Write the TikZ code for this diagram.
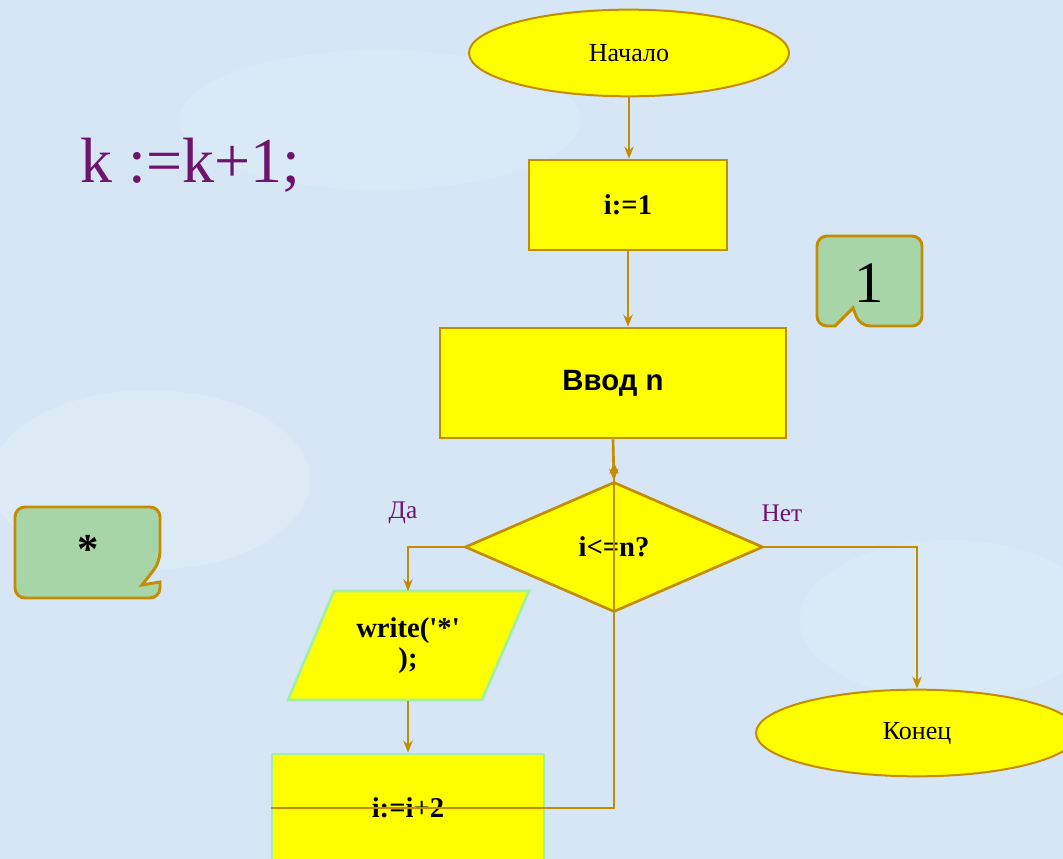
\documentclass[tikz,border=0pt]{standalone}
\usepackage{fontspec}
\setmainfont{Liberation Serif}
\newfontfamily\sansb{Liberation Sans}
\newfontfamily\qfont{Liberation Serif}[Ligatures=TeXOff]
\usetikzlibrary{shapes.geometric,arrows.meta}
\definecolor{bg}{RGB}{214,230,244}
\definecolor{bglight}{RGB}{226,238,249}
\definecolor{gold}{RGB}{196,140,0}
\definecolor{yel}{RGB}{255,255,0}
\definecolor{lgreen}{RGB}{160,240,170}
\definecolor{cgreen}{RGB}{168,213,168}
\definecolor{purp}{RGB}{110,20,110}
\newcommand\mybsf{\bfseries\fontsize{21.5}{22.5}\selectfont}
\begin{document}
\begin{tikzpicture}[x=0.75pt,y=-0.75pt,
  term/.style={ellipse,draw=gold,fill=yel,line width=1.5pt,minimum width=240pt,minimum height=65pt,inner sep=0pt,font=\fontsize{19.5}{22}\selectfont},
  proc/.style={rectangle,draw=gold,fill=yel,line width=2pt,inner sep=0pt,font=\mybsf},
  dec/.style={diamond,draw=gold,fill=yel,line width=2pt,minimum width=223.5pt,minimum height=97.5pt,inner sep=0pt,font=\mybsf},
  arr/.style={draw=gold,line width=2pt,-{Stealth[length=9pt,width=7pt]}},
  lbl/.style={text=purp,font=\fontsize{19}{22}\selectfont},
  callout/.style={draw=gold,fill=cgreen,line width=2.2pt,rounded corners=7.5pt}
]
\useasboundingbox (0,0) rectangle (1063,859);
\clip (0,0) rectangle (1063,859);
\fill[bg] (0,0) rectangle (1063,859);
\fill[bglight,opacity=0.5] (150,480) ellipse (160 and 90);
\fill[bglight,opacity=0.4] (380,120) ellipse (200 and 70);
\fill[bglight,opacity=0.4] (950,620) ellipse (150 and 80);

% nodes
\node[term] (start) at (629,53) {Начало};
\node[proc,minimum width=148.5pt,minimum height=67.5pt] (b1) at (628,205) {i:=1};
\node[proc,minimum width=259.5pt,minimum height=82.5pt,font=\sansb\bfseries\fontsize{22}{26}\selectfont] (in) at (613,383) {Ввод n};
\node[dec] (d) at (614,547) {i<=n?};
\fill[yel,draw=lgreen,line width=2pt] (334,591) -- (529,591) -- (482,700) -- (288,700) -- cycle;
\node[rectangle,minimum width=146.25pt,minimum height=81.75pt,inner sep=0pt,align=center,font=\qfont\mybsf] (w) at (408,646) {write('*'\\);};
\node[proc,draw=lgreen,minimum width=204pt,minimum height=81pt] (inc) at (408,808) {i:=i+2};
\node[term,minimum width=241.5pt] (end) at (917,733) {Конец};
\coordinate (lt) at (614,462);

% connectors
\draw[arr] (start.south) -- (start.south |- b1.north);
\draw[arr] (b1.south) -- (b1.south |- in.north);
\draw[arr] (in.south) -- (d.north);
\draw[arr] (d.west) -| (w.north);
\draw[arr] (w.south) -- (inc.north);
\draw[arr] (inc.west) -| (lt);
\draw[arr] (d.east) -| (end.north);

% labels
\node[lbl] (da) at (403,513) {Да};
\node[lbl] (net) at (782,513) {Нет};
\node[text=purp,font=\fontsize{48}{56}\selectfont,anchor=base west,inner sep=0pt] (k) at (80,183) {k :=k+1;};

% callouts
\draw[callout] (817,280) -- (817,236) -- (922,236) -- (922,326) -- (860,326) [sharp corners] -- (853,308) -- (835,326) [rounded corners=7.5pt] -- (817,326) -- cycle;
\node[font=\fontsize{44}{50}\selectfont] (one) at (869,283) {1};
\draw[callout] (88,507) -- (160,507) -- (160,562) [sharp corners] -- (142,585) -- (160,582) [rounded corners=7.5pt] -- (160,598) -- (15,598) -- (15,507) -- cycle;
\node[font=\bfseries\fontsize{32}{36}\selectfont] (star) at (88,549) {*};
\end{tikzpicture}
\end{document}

Prompt:
Repeat the listing verbatim. Skip the pictures.

Full solution:
Write the TikZ code for this diagram.
\documentclass[tikz,border=0pt]{standalone}
\usepackage{fontspec}
\setmainfont{Liberation Serif}
\newfontfamily\sansb{Liberation Sans}
\newfontfamily\qfont{Liberation Serif}[Ligatures=TeXOff]
\usetikzlibrary{shapes.geometric,arrows.meta}
\definecolor{bg}{RGB}{214,230,244}
\definecolor{bglight}{RGB}{226,238,249}
\definecolor{gold}{RGB}{196,140,0}
\definecolor{yel}{RGB}{255,255,0}
\definecolor{lgreen}{RGB}{160,240,170}
\definecolor{cgreen}{RGB}{168,213,168}
\definecolor{purp}{RGB}{110,20,110}
\newcommand\mybsf{\bfseries\fontsize{21.5}{22.5}\selectfont}
\begin{document}
\begin{tikzpicture}[x=0.75pt,y=-0.75pt,
  term/.style={ellipse,draw=gold,fill=yel,line width=1.5pt,minimum width=240pt,minimum height=65pt,inner sep=0pt,font=\fontsize{19.5}{22}\selectfont},
  proc/.style={rectangle,draw=gold,fill=yel,line width=2pt,inner sep=0pt,font=\mybsf},
  dec/.style={diamond,draw=gold,fill=yel,line width=2pt,minimum width=223.5pt,minimum height=97.5pt,inner sep=0pt,font=\mybsf},
  arr/.style={draw=gold,line width=2pt,-{Stealth[length=9pt,width=7pt]}},
  lbl/.style={text=purp,font=\fontsize{19}{22}\selectfont},
  callout/.style={draw=gold,fill=cgreen,line width=2.2pt,rounded corners=7.5pt}
]
\useasboundingbox (0,0) rectangle (1063,859);
\clip (0,0) rectangle (1063,859);
\fill[bg] (0,0) rectangle (1063,859);
\fill[bglight,opacity=0.5] (150,480) ellipse (160 and 90);
\fill[bglight,opacity=0.4] (380,120) ellipse (200 and 70);
\fill[bglight,opacity=0.4] (950,620) ellipse (150 and 80);

% nodes
\node[term] (start) at (629,53) {Начало};
\node[proc,minimum width=148.5pt,minimum height=67.5pt] (b1) at (628,205) {i:=1};
\node[proc,minimum width=259.5pt,minimum height=82.5pt,font=\sansb\bfseries\fontsize{22}{26}\selectfont] (in) at (613,383) {Ввод n};
\node[dec] (d) at (614,547) {i<=n?};
\fill[yel,draw=lgreen,line width=2pt] (334,591) -- (529,591) -- (482,700) -- (288,700) -- cycle;
\node[rectangle,minimum width=146.25pt,minimum height=81.75pt,inner sep=0pt,align=center,font=\qfont\mybsf] (w) at (408,646) {write('*'\\);};
\node[proc,draw=lgreen,minimum width=204pt,minimum height=81pt] (inc) at (408,808) {i:=i+2};
\node[term,minimum width=241.5pt] (end) at (917,733) {Конец};
\coordinate (lt) at (614,462);

% connectors
\draw[arr] (start.south) -- (start.south |- b1.north);
\draw[arr] (b1.south) -- (b1.south |- in.north);
\draw[arr] (in.south) -- (d.north);
\draw[arr] (d.west) -| (w.north);
\draw[arr] (w.south) -- (inc.north);
\draw[arr] (inc.west) -| (lt);
\draw[arr] (d.east) -| (end.north);

% labels
\node[lbl] (da) at (403,513) {Да};
\node[lbl] (net) at (782,513) {Нет};
\node[text=purp,font=\fontsize{48}{56}\selectfont,anchor=base west,inner sep=0pt] (k) at (80,183) {k :=k+1;};

% callouts
\draw[callout] (817,280) -- (817,236) -- (922,236) -- (922,326) -- (860,326) [sharp corners] -- (853,308) -- (835,326) [rounded corners=7.5pt] -- (817,326) -- cycle;
\node[font=\fontsize{44}{50}\selectfont] (one) at (869,283) {1};
\draw[callout] (88,507) -- (160,507) -- (160,562) [sharp corners] -- (142,585) -- (160,582) [rounded corners=7.5pt] -- (160,598) -- (15,598) -- (15,507) -- cycle;
\node[font=\bfseries\fontsize{32}{36}\selectfont] (star) at (88,549) {*};
\end{tikzpicture}
\end{document}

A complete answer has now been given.